Andrzej Duda objął dziś urząd prezydenta. Po złożeniu uroczystej przysięgi prezydent wygłosił orędzie do zgromadzonych w Sejmie polityków. Wymieniając problemy, na które trzeba zwrócić uwagę, powiedział o niedożywionych dzieciach. Słowa te zostały skomentowane przez zgromadzonych na sali posłów cichym buczeniem.
– To nie jest dobry znak. Wczorajsze wyciągnięcie ręki, to taki zabieg PR-owski? Dzisiejsze zachowanie posłów PO było nie na miejscu, ponieważ to było wystąpienie prezydenta Rzeczpospolitej Polskiej i jeżeli jakiś fragment się nie podobał, to należało go przemilczeć – skomentował w TVP Info polityk PiS Stanisław Karczewski.

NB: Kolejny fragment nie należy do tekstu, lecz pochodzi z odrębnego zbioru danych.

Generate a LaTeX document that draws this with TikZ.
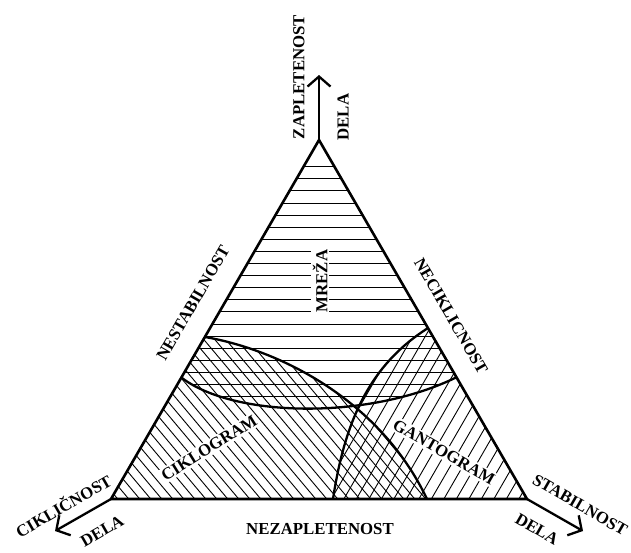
\documentclass[tikz,border=0pt]{standalone}
\usepackage{fontspec}
\setmainfont{Liberation Serif}
\usetikzlibrary{arrows.meta}
\begin{document}
\begin{tikzpicture}[x=1pt,y=-1pt,
  lbl/.style={font=\fontsize{16.8}{18}\selectfont\bfseries, inner sep=0pt},
  arealbl/.style={lbl, fill=white, inner xsep=1pt, inner ysep=2pt},
  edge/.style={line width=2.6pt, line join=miter},
  curve/.style={line width=2.3pt},
  hatch/.style={line width=0.9pt},
  axisarrow/.style={line width=2.3pt, -{Straight Barb[length=10pt,width=23pt]}}]
\useasboundingbox (0,0) rectangle (631,552);
\coordinate (T) at (319,140);
\coordinate (L) at (111,499);
\coordinate (R) at (527,499);
\coordinate (Ttip) at (319,75);
\coordinate (Ltip) at (55,531);
\coordinate (Rtip) at (583,531);
\coordinate (A0) at (205,337);
\coordinate (A1) at (427,499);
\coordinate (B0) at (182,378);
\coordinate (B1) at (457,377);
\coordinate (C0) at (428,328);
\coordinate (C1) at (333,499);
% mreza hatching
\begin{scope}
\clip (T) -- (B0) .. controls (235,418) and (370,420) .. (B1) -- cycle;
\foreach \k in {0,...,20} \draw[hatch] (100,166.7+12.1*\k) -- (540,166.7+12.1*\k);
\end{scope}
% ciklogram hatching
\begin{scope}
\clip (L) -- (A0) .. controls (280,350) and (380,400) .. (A1) -- cycle;
\foreach \k in {0,...,45} \draw[hatch] (116+11*\k,510) -- ++(-320,-381);
\end{scope}
% gantogram hatching
\begin{scope}
\clip (R) -- (C0) .. controls (370,365) and (345,420) .. (C1) -- cycle;
\foreach \k in {0,...,28} \draw[hatch] (300+12.5*\k,510) -- ++(220,-381);
\end{scope}
% area labels on white
\node[arealbl, rotate=90] (mreza) at (320,281) {MREŽA};
\node[arealbl, rotate=32] (ciklo) at (209,448) {CIKLOGRAM};
\node[arealbl, rotate=-30] (ganto) at (444,452) {GANTOGRAM};
% boundary curves
\draw[curve] (A0) .. controls (280,350) and (380,400) .. (A1);
\draw[curve] (B0) .. controls (235,418) and (370,420) .. (B1);
\draw[curve] (C0) .. controls (370,365) and (345,420) .. (C1);
% triangle
\draw[edge] (T) -- (L) -- (R) -- cycle;
% axes
\draw[axisarrow] (T) -- (Ttip);
\draw[axisarrow] (L) -- (Ltip);
\draw[axisarrow] (R) -- (Rtip);
% labels
\node[lbl, rotate=90] (zap) at (299,77) {ZAPLETENOST};
\node[lbl, rotate=90] (delaT) at (343,117) {DELA};
\node[lbl, rotate=30] (cik) at (63,505) {CIKLIČNOST};
\node[lbl, rotate=30] (delaL) at (102,531) {DELA};
\node[lbl, rotate=-30] (stab) at (580,505) {STABILNOST};
\node[lbl, rotate=-30] (delaR) at (537,529) {DELA};
\node[lbl, rotate=60] (nestab) at (193,303) {NESTABILNOST};
\node[lbl, rotate=-60] (necik) at (451,316) {NECIKLICNOST};
\node[lbl] (nezap) at (320,529) {NEZAPLETENOST};
\end{tikzpicture}
\end{document}
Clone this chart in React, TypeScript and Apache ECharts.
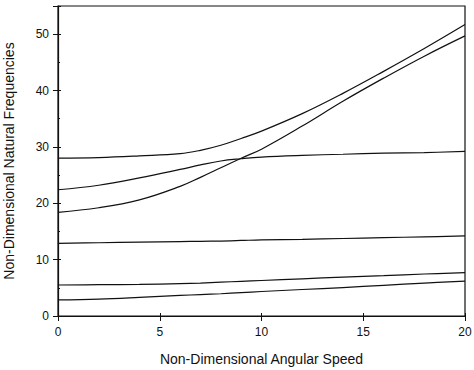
import React, { useEffect, useRef } from "react";
import * as echarts from "echarts";

const xs = [0, 2, 4, 6, 7, 8, 9, 10, 12, 14, 16, 18, 20];
const modeA = [28.0, 28.1, 28.4, 28.8, 29.4, 30.3, 31.5, 32.8, 35.9, 39.5, 43.4, 47.45, 51.7];
const modeB = [22.4, 23.2, 24.5, 26.0, 26.8, 27.5, 27.9, 28.2, 28.5, 28.7, 28.9, 29.0, 29.2];
const modeC = [18.4, 19.2, 20.6, 23.0, 24.6, 26.3, 28.0, 29.6, 33.7, 38.1, 42.2, 46.1, 49.7];
const modeD = [12.9, 13.0, 13.1, 13.2, 13.25, 13.3, 13.4, 13.5, 13.6, 13.75, 13.9, 14.05, 14.2];
const modeE = [5.5, 5.55, 5.6, 5.75, 5.85, 6.0, 6.15, 6.3, 6.6, 6.9, 7.15, 7.45, 7.7];
const modeF = [2.85, 3.0, 3.3, 3.65, 3.8, 3.95, 4.15, 4.35, 4.7, 5.05, 5.45, 5.85, 6.2];
const modes = [modeA, modeB, modeC, modeD, modeE, modeF];

const xTitle = "Non-Dimensional Angular Speed";
const yTitle = "Non-Dimensional Natural Frequencies";

export default function App() {
  const ref = useRef<HTMLDivElement>(null);
  useEffect(() => {
    if (!ref.current) return;
    const chart = echarts.init(ref.current, undefined, { renderer: "svg" });
    const font = "'Liberation Sans', Arial, sans-serif";
    const baseX = {
      type: "value",
      min: 0,
      max: 20,
      interval: 5,
      splitLine: { show: false },
    };
    const baseY = {
      type: "value",
      min: 0,
      max: 55,
      interval: 10,
      splitLine: { show: false },
    };
    chart.setOption({
      animation: false,
      backgroundColor: "#ffffff",
      grid: {
        left: 58,
        right: 9,
        top: 6,
        bottom: 54,
        containLabel: false,
        outerBoundsMode: "none",
        show: true,
        borderColor: "#111",
        borderWidth: 1.2,
        backgroundColor: "transparent",
      },
      xAxis: [
        {
          ...baseX,
          name: xTitle,
          nameLocation: "middle",
          nameGap: 36,
          nameTextStyle: { fontFamily: font, fontSize: 14, color: "#111" },
          axisLine: { lineStyle: { color: "#111", width: 1.2 } },
          axisTick: { inside: false, length: 5, lineStyle: { color: "#111" } },
          axisLabel: { margin: 10, fontFamily: font, fontSize: 12, color: "#111" },
        },
        {
          ...baseX,
          position: "bottom",
          axisLine: { show: false },
          axisTick: { inside: true, length: 3, lineStyle: { color: "#111" } },
          axisLabel: { show: false },
        },
      ],
      yAxis: [
        {
          ...baseY,
          name: yTitle,
          nameLocation: "middle",
          nameGap: 42,
          nameTextStyle: { fontFamily: font, fontSize: 14, color: "#111" },
          axisLine: { lineStyle: { color: "#111", width: 1.2 } },
          axisTick: { inside: false, length: 5, lineStyle: { color: "#111" } },
          axisLabel: {
            margin: 9,
            fontFamily: font,
            fontSize: 12,
            color: "#111",
            formatter: (v: number) => (v % 10 === 0 ? String(v) : ""),
          },
        },
        {
          ...baseY,
          position: "left",
          axisLine: { show: false },
          axisTick: { inside: true, length: 3, lineStyle: { color: "#111" } },
          minorTick: { show: true, splitNumber: 2, length: 2, lineStyle: { color: "#111" } },
          axisLabel: { show: false },
        },
      ],
      series: modes.map((m) => ({
        type: "line",
        xAxisIndex: 0,
        yAxisIndex: 0,
        data: xs.map((x, i) => [x, m[i]]),
        smooth: 0.4,
        showSymbol: false,
        lineStyle: { color: "#111", width: 1.2 },
      })),
    });
    return () => chart.dispose();
  }, []);
  return <div ref={ref} style={{ width: 474, height: 370, position: "absolute", left: 0, top: 0 }} />;
}
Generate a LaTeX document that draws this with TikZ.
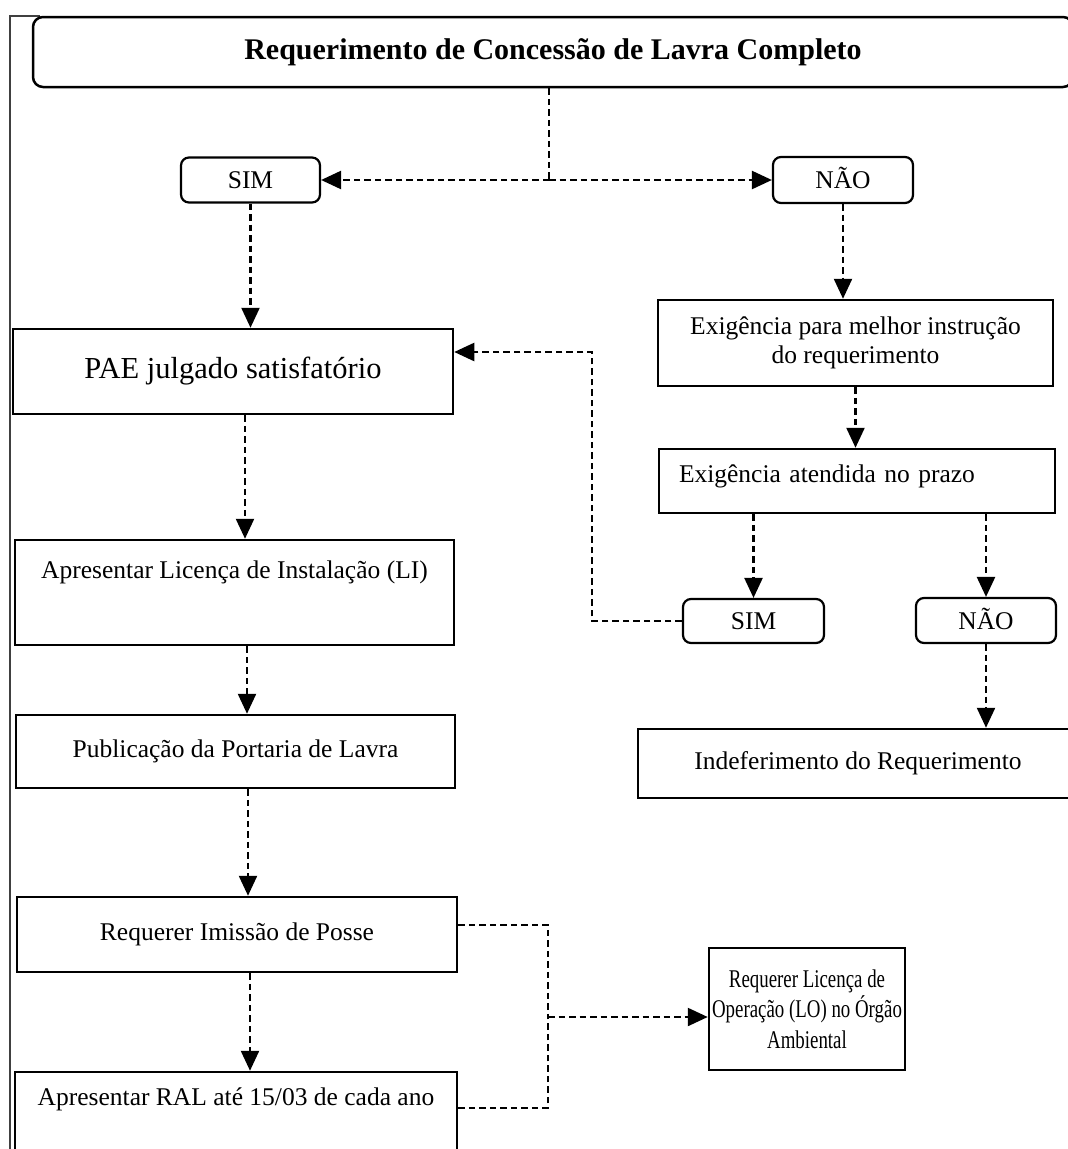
\documentclass[tikz,border=0pt]{standalone}
\usepackage{fontspec}
\setmainfont{Liberation Serif}
\newfontfamily\narrowserif[FakeStretch=0.74]{Liberation Serif}
\usetikzlibrary{arrows.meta}
\begin{document}
\begin{tikzpicture}[x=1pt,y=-1pt,
  box/.style={draw, line width=2.5pt, rectangle, inner sep=0pt,
    font=\fontsize{25.5}{30.5}\selectfont, align=center},
  pill/.style={box, line width=2.2pt, rounded corners=8pt, text height=17pt, text depth=0pt},
  link/.style={line width=2.4pt, dash pattern=on 6.5pt off 4pt},
  arr/.style={link, -{Triangle[length=20pt,width=18pt]}},
  frame/.style={line width=1.3pt, black!75}]
\useasboundingbox (0,0) rectangle (1068,1149);
\clip (0,0) rectangle (1068,1149);
\fill[white] (0,0) rectangle (1068,1149);

% outer frame (left and top edges)
\draw[frame] (10,1149) -- (10,16) -- (40,16);

% header
\node[box, rounded corners=10pt, minimum width=1040pt, minimum height=70pt,
  font=\bfseries\fontsize{30}{36}\selectfont] (title) at (553,52)
  {Requerimento de Concessão de Lavra Completo};

% first decision
\node[pill, minimum width=139pt, minimum height=45pt] (sim1) at (250.5,180) {SIM};
\node[pill, minimum width=140pt, minimum height=46pt] (nao1) at (843,180) {NÃO};
\coordinate (fork) at (549,180);
\draw[link] (title.south -| fork) -- (fork);
\draw[arr] (fork) -- (sim1.east);
\draw[arr] (fork) -- (nao1.west);

% left column
\node[box, minimum width=440pt, minimum height=85pt,
  font=\fontsize{30.5}{36}\selectfont] (pae) at (233,371.5) {PAE julgado satisfatório};
\node[box, minimum width=439pt, minimum height=105pt, text height=18pt, text depth=47pt]
  (li) at (234.5,592.5) {Apresentar Licença de Instalação (LI)};
\node[box, minimum width=439pt, minimum height=73pt] (pub) at (235.5,751.5)
  {Publicação da Portaria de Lavra};
\node[box, minimum width=440pt, minimum height=75pt] (imi) at (237,934.5)
  {Requerer Imissão de Posse};
\node[box, minimum width=442pt, minimum height=88pt, text height=18pt, text depth=40pt]
  (ral) at (236,1116) {Apresentar RAL até 15/03 de cada ano};

\draw[arr] (sim1.south) -- (sim1.south |- pae.north);
\draw[arr] ([xshift=12pt]pae.south) -- ([xshift=12pt]pae.south |- li.north);
\draw[arr] ([xshift=12.5pt]li.south) -- ([xshift=12.5pt]li.south |- pub.north);
\draw[arr] ([xshift=12.5pt]pub.south) -- ([xshift=12.5pt]pub.south |- imi.north);
\draw[arr] ([xshift=13pt]imi.south) -- ([xshift=13pt]imi.south |- ral.north);

% right column
\node[box, minimum width=395pt, minimum height=86pt, font=\fontsize{25.5}{29}\selectfont]
  (exig1) at (855.5,343) {Exigência para melhor instrução\\do requerimento};
\node[box, minimum width=396pt, minimum height=64pt, text width=356pt, align=left,
  text height=18pt, text depth=14.6pt] (exig2) at (857,481) {Exigência atendida no prazo};
\node[pill, minimum width=141pt, minimum height=44pt] (sim2) at (753.5,621) {SIM};
\node[pill, minimum width=140pt, minimum height=45pt] (nao2) at (986,620.5) {NÃO};
\node[box, minimum width=440pt, minimum height=69pt] (indef) at (858,763.5)
  {Indeferimento do Requerimento};

\draw[arr] (nao1.south) -- (nao1.south |- exig1.north);
\draw[arr] (exig1.south) -- (exig1.south |- exig2.north);
\draw[arr] (exig2.south -| sim2.north) -- (sim2.north);
\draw[arr] (exig2.south -| nao2.north) -- (nao2.north);
\draw[arr] (nao2.south) -- (nao2.south |- indef.north);

% return path from the second SIM
\coordinate (back) at (592,352);
\draw[arr] (sim2.west) -| (back) -- (back -| pae.east);

% environmental licence
\node[box, minimum width=196pt, minimum height=122pt,
  font=\narrowserif\fontsize{25.5}{30.5}\selectfont] (lo) at (807,1009)
  {Requerer Licença de\\Operação (LO) no Órgão\\Ambiental};
\coordinate (merge) at (548,1017);
\draw[link] ([yshift=9.5pt]imi.east) -| (merge);
\draw[link] ([yshift=8pt]ral.east) -| (merge);
\draw[arr] (merge) -- (merge -| lo.west);
\end{tikzpicture}
\end{document}
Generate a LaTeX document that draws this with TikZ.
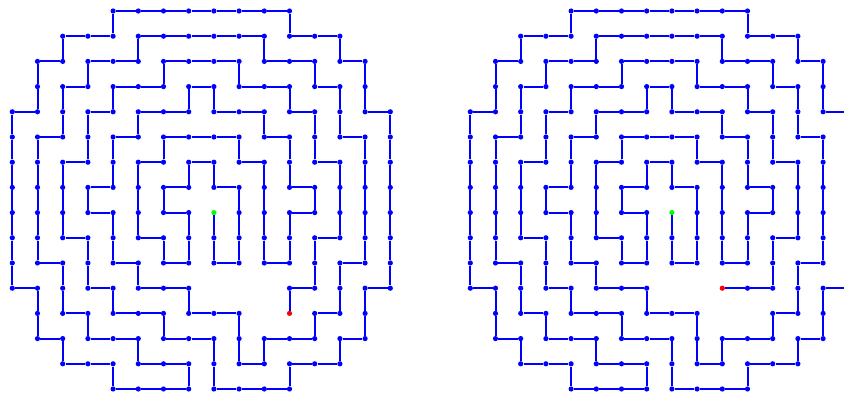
\documentclass[tikz,border=0pt]{standalone}
\begin{document}
\begin{tikzpicture}[x=1pt,y=-1pt,
  mdot/.style={circle,fill=blue,inner sep=0pt,minimum size=5.2pt},
  mstart/.style={circle,fill=green,inner sep=0pt,minimum size=5.2pt},
  mend/.style={circle,fill=red,inner sep=0pt,minimum size=5.2pt},
  medge/.style={blue,line width=2pt}]
\useasboundingbox (0,0) rectangle (844,395);
\clip (0,0) rectangle (844,395);
\def\mazepath{8/9, 8/10, 9/10, 9/9, 9/8, 9/7, 8/7, 8/6, 7/6, 7/7, 6/7, 6/8, 7/8, 7/9, 7/10, 6/10, 6/9, 5/9, 5/8, 5/7, 5/6, 6/6, 6/5, 7/5, 8/5, 9/5, 9/6, 10/6, 10/7, 10/8, 10/9, 10/10, 11/10, 11/9, 11/8, 12/8, 12/7, 11/7, 11/6, 11/5, 10/5, 10/4, 9/4, 8/4, 8/3, 7/3, 7/4, 6/4, 5/4, 5/5, 4/5, 4/6, 4/7, 3/7, 3/8, 4/8, 4/9, 4/10, 5/10, 5/11, 6/11, 7/11, 7/12, 8/12, 9/12, 9/13, 9/14, 10/14, 10/13, 11/13, 12/13, 12/12, 13/12, 13/11, 13/10, 14/10, 14/9, 14/8, 14/7, 14/6, 14/5, 13/5, 13/4, 13/3, 12/3, 12/2, 11/2, 10/2, 10/1, 9/1, 8/1, 7/1, 6/1, 5/1, 5/2, 4/2, 3/2, 3/3, 2/3, 2/4, 2/5, 1/5, 1/6, 1/7, 1/8, 1/9, 1/10, 2/10, 2/11, 2/12, 3/12, 3/13, 4/13, 5/13, 5/14, 6/14, 7/14, 7/15, 6/15, 5/15, 4/15, 4/14, 3/14, 2/14, 2/13, 1/13, 1/12, 1/11, 0/11, 0/10, 0/9, 0/8, 0/7, 0/6, 0/5, 0/4, 1/4, 1/3, 1/2, 2/2, 2/1, 3/1, 4/1, 4/0, 5/0, 6/0, 7/0, 8/0, 9/0, 10/0, 11/0, 11/1, 12/1, 13/1, 13/2, 14/2, 14/3, 14/4, 15/4, 15/5, 15/6, 15/7, 15/8, 15/9, 15/10, 15/11, 14/11, 14/12, 14/13, 13/13, 13/14, 12/14, 11/14, 11/15, 10/15, 9/15, 8/15, 8/14, 8/13, 7/13, 6/13, 6/12, 5/12, 4/12, 4/11, 3/11, 3/10, 3/9, 2/9, 2/8, 2/7, 2/6, 3/6, 3/5, 3/4, 4/4, 4/3, 5/3, 6/3, 6/2, 7/2, 8/2, 9/2, 9/3, 10/3, 11/3, 11/4, 12/4, 12/5, 12/6, 13/6, 13/7, 13/8, 13/9, 12/9, 12/10, 12/11, 11/11}
\foreach \side/\ox/\ei/\ej in {L/12.3/11/12, R/470.3/10/11} {
  \node[mstart] (\side-8-8) at (\ox+25.2*8, 11+25.2*8) {};
  \foreach \i/\j [remember=\i as \pa (initially 8), remember=\j as \pb (initially 8)] in \mazepath {
    \node[mdot] (\side-\i-\j) at (\ox+25.2*\i, 11+25.2*\j) {};
    \draw[medge] (\side-\pa-\pb) -- (\side-\i-\j);
  }
  \node[mend] (\side-\ei-\ej) at (\ox+25.2*\ei, 11+25.2*\ej) {};
  \draw[medge] (\side-11-11) -- (\side-\ei-\ej);
}
\end{tikzpicture}
\end{document}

– Był taki moment, kiedy po sali przeszedł nieprzyjemny pomruk – odpowiedziała Joanna Mucha. Posłowie mieli w ten sposób zareagować na słowa „przedstawiające Polskę w bardzo ciemnych barwach, jako Polskę w zgliszczach i ruinie, czyli coś, co słyszymy od jakiego czasu".
– Mam wrażenie, że te słowa poruszyłyby świętego. Zastanawiam się nawet, czy nie zostały celowo włożone do tego orędzia po to, żeby wywołać reakcję. Bo trudno sobie wyobrazić, aby na taką sytuację nie zareagować – dodała posłanka PO.
Szefowa sztabu wyborczego PO dodała, że rząd wprowadził dożywianie dzieci w szkołach. - Nie trzeba żadnych oświadczeń czy zaświadczeń, bo jeśli dziecko jest głodne, to jest karmione. 1,1 mld złotych jest na to przeznaczane. Nie ma takiej gminy, gdzie potrzeby byłyby wyższe niż to, co dostaje ze środków publicznych – odpowiedziała Mucha.